Arkansas Democrat-Gazette: The Vote Cometh

Senate Bill 587 is on deck

Arkansas Democrat-Gazette, April 1, 2013

WORD on the street is that Senate Bill 587 might actually come to a vote this week in the full House of your Arkansas legislature. Keep an eye and an ear out-and maybe a nose-Gentle (but guarded) Reader. There are a lot of folks who don’t want this bill to pass.

Because there are a lot of folks who have a vested interest in your not voting in school elections.

That’s right. It’s better for some elected officials if you don’t go to the polls on Election Day. Specifically, it’s good for a lot of people who “serve” on school boards-and those who would control them. If school districts can hold their elections in, say, September or July or February or some other off month not exactly known for holding elections, then they can quietly get their people to the polls and swing the elections their way.

Who is They?

They are the incumbents on a lot of school boards, the bosses of local teachers’ unions, and anybody else who’d like to see a low turnout.

Senate Bill 587 would change all that by requiring school boards to hold their elections on the same day as all the others-at the general election. As in November. Which is when people expect elections and are paying attention to them.

THEN how do you suppose a body would go about opposing Senate Bill 587, hmm? Some sly pol or savvy union boss can’t just come out and say, hey, we don’t want you voting in this election. Don’t worry your pretty little heads about it. Let us decide who sits on your school board, and nobody gets hurt.

No. There’s got to be some more acceptable excuse for holding school board elections during the first few days of dove season or, even better, when it’s much too hot to think straight in these latitudes.

So the excuses go something like this:

“Sure, more voters might turn out in November, but that’s no guarantee those are informed voters.”

As the good folks over at the Arkansas Learns website point out, the Informed Voters argument is pretty much the same one that was once used to implement poll taxes and literacy tests all over the South a century ago. It was a slimy argument then and it is just as slimy-and self-interested-now. Elections should be free and open in this country. And well publicized and attended.

“Well then, school board candidates would just get lost in all the hoopla if a U.S. senator or governor or even president were on the ballot.”

Oh, please. Don’t insult the voting public. We the People are quite capable of voting in more than one election at a time without getting all confused, thank you. It happens all the time. In fact, it happens almost all the time, the notable exception being when school boards want to suppress voter turnout. And they do it by holding an election some time other than Election Day. It’s a simple trick but it’s tended to work. For years.
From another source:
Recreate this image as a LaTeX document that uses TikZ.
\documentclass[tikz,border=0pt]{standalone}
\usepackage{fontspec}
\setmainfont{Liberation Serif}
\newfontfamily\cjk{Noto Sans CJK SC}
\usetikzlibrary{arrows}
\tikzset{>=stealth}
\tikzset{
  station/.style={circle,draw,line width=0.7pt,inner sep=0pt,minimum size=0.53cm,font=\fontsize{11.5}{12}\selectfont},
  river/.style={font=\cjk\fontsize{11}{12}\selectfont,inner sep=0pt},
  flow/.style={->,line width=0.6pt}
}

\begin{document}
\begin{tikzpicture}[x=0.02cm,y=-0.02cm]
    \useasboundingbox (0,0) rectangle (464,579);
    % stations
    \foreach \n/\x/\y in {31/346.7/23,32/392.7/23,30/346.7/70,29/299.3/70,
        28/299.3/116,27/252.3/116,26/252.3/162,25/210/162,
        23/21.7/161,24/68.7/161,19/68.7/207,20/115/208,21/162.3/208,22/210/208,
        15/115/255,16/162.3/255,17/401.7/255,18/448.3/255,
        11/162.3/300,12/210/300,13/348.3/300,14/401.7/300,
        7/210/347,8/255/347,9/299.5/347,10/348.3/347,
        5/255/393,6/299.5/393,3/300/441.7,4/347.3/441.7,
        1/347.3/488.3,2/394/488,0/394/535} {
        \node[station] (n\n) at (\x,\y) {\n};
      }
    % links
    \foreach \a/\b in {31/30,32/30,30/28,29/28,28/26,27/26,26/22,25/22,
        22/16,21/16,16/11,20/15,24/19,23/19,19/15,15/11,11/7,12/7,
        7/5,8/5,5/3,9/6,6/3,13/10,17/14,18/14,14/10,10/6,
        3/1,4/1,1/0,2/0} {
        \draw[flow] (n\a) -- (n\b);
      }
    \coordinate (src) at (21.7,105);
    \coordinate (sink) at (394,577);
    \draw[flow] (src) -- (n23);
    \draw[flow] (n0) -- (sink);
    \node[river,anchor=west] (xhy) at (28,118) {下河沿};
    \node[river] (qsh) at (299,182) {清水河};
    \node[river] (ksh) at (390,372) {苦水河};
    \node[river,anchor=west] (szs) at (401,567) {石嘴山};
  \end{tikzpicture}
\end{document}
“School districts don’t align with other districts, so it’d be a hassle for election officials to get everybody the right ballot.”

This may be the lamest excuse of them all. Election officials do this for a living. Yes, a school district may not align with, say, a legislative district, but a state representative’s district might not align with a state senator’s district either, or any other geographical subdivision.Yet somehow elections in November are held every other year without any more than the usual confusion. This argument is an insult to voters’ intelligence-if it rises even that high. It’s less an argument, really, than an absurdity.

Have you noticed? Those who have an interest in keeping voter turnout low in school elections will say just about anything to keep their advantage. And keep school boards beholden to unions instead of to taxpayers, property owners, parents and voters in general.

Here’s a better argument: There should be no insider elections in a state with a motto like Regnat Populus. For here, The People Rule. Or should.

AND, MY, what a coincidence: It appears as though a lot of the votes against SB587 over the course of this legislative session have been cast by Democratic lawmakers. Can those be pretty much the same Democratic legislators who have been weeping and wailing and gnashing their teeth over the Voter ID bill, claiming that the bill is just a sneaky way to suppress voter turnout?

It’s as if these legislators have no consistent core beliefs but just use any argument that comes to hand to serve their own purely partisan purposes. From day to day and from bill to bill.

It would seem a Voter ID bill would only suppress the vote of those who aren’t eligible to vote in the first place. But a bill like SB587 would increase voter turnout in school board elections. Tenfold, if not more.

If your legislator this coming week votes against encouraging a larger turnout in this state’s school elections-that is, if your legislator votes against SB587-you might want to ask him (or her) why. Do such legislators really believe in the democratic principles they claim to uphold, or just the Democratic Party’s partisan interests?

The answer to that question might come early this week.